When we finally arrived at the aquarium (the longest freakin’ bus ride of my life), chaos ensued. Teachers and parents scrambled to herd kids into the facility while the kids did everything they could to try to get lost immediately. The little girl who had previously been screaming in my ear, made a beeline to the sting ray tank and proceeded to slap the rays as they swam by.
I finally restored a semblance of order by saying the sting rays were a rare kind of killer that ate the flesh of young children. Interestingly enough, that was also true about the penguins, the jellyfish, the starfish, the otters and every other creature we came across. I’ve probably instilled a fear and loathing to all things “ocean.”
(It’s worse than that. He’s dead, Jim.)
And since we live in Utah, which, when I last checked, was hundreds of miles from any ocean, the aquarium lacked the “fun” aquatic creatures like killer whales, great white sharks and the Little Mermaid. Instead, we watched rainbow trout, river otters and shrimp from the Great Salt Lake as they lived in their natural habitat of a glass tank.
Kids get bored easily. Even when we’re pretending to hunt jellyfish. So we toured the facility twice and were just getting ready to watch them feed children to the small sharks when it was time to board the bus to go home. I volunteered to walk, but they insisted I get back on the bus from hell.
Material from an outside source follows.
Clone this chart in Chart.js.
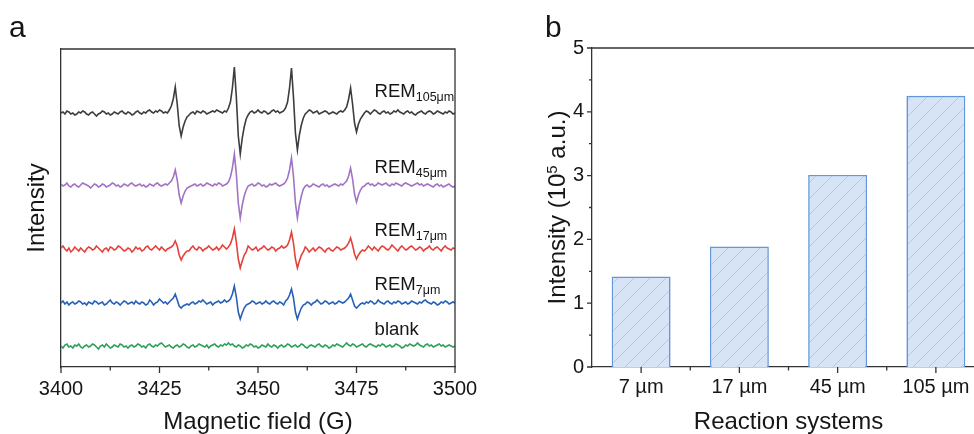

More frivolity ensued as the bus riders punched each other, fell off their seats, cried, slapped the people in front of them and threw their shoes out the window. And that was just the teachers. The kids were OUT OF CONTROL. I never remember acting that way on a bus ride. Of course, back then a “bus” was a wagon pulled by oxen. And teachers were still allowed, even encouraged, to beat us.
After I returned to the school, kissed the ground and headed back to my (quiet) car, I thought “That wasn’t so bad.” Hahahahaha! Just kidding. I didn’t think that.
You are so brave. You could probably captain your own starship.
My hubby will tell you that the only thing worse is going camping with the Boy Scouts. He and our boys would usually end up sleeping in the car — something about being in a tent with a bunch of men (boys) who had just eaten beans!
Finally got to see my first aquarium with my (now) husband a couple of years ago. It was soooooooooo cool! I can’t believe any kids would get bored seeing the fascinating alien-like creatures through just thin sheets of glass. But then, I went to the one in Seattle, maybe the ones in Utah are a bit lacking? Or, perhaps, since I never did get the chance to see much other than a fish hatchery as a kid, I was THAT much more awe-inspired.